§ EXERCISE INSTRUCTIONS:
Word for word, copy all the data and drop the pictures.
* Start DATASET EXCERPT *
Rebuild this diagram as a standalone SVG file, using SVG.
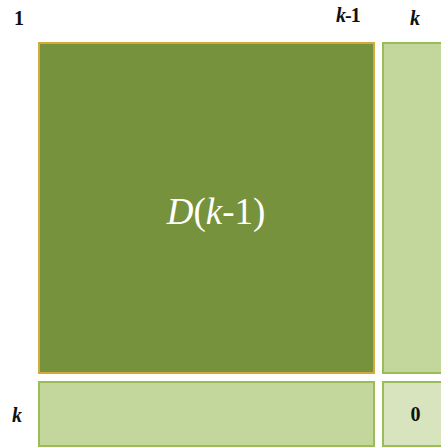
<svg xmlns="http://www.w3.org/2000/svg" width="441" height="448" viewBox="0 0 441 448">
<style>
.lbl{font-family:"Liberation Serif",serif;font-size:20px;font-weight:bold;fill:#111}
.it{font-style:italic}
.dark{fill:#77923C;stroke:#D4A93E;stroke-width:2}
.light{fill:#C3D69B;stroke:#9BBB59;stroke-width:2}
.corner{fill:#D7E4BD;stroke:#9BBB59;stroke-width:2}
</style>
<rect width="441" height="448" fill="#fff"/>
<g id="labels">
<text class="lbl" x="14" y="25">1</text>
<text class="lbl" x="336" y="22" letter-spacing="-1"><tspan class="it">k</tspan>-1</text>
<text class="lbl it" x="410" y="25">k</text>
<text class="lbl it" x="12" y="422" font-size="22">k</text>
</g>
<g id="D">
<rect class="dark" x="39" y="43" width="335" height="330"/>
<text x="216" y="224" text-anchor="middle" style="font-family:'Liberation Serif',serif;font-size:37px;fill:#fff"><tspan font-style="italic">D</tspan>(<tspan font-style="italic">k</tspan>-1)</text>
</g>
<g id="col">
<rect class="light" x="383" y="43" width="62" height="330"/>
</g>
<g id="row">
<rect class="light" x="39" y="382" width="335" height="64"/>
</g>
<g id="corner">
<rect class="corner" x="383" y="382" width="62" height="64"/>
<text class="lbl" x="415.5" y="421" text-anchor="middle" font-size="21">0</text>
</g>
<g id="connectors"/>
</svg>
* End DATASET EXCERPT *
§ CORRECT RESPONSE:
Rebuild this diagram as a standalone SVG file, using SVG.
<svg xmlns="http://www.w3.org/2000/svg" width="441" height="448" viewBox="0 0 441 448">
<style>
.lbl{font-family:"Liberation Serif",serif;font-size:20px;font-weight:bold;fill:#111}
.it{font-style:italic}
.dark{fill:#77923C;stroke:#D4A93E;stroke-width:2}
.light{fill:#C3D69B;stroke:#9BBB59;stroke-width:2}
.corner{fill:#D7E4BD;stroke:#9BBB59;stroke-width:2}
</style>
<rect width="441" height="448" fill="#fff"/>
<g id="labels">
<text class="lbl" x="14" y="25">1</text>
<text class="lbl" x="336" y="22" letter-spacing="-1"><tspan class="it">k</tspan>-1</text>
<text class="lbl it" x="410" y="25">k</text>
<text class="lbl it" x="12" y="422" font-size="22">k</text>
</g>
<g id="D">
<rect class="dark" x="39" y="43" width="335" height="330"/>
<text x="216" y="224" text-anchor="middle" style="font-family:'Liberation Serif',serif;font-size:37px;fill:#fff"><tspan font-style="italic">D</tspan>(<tspan font-style="italic">k</tspan>-1)</text>
</g>
<g id="col">
<rect class="light" x="383" y="43" width="62" height="330"/>
</g>
<g id="row">
<rect class="light" x="39" y="382" width="335" height="64"/>
</g>
<g id="corner">
<rect class="corner" x="383" y="382" width="62" height="64"/>
<text class="lbl" x="415.5" y="421" text-anchor="middle" font-size="21">0</text>
</g>
<g id="connectors"/>
</svg>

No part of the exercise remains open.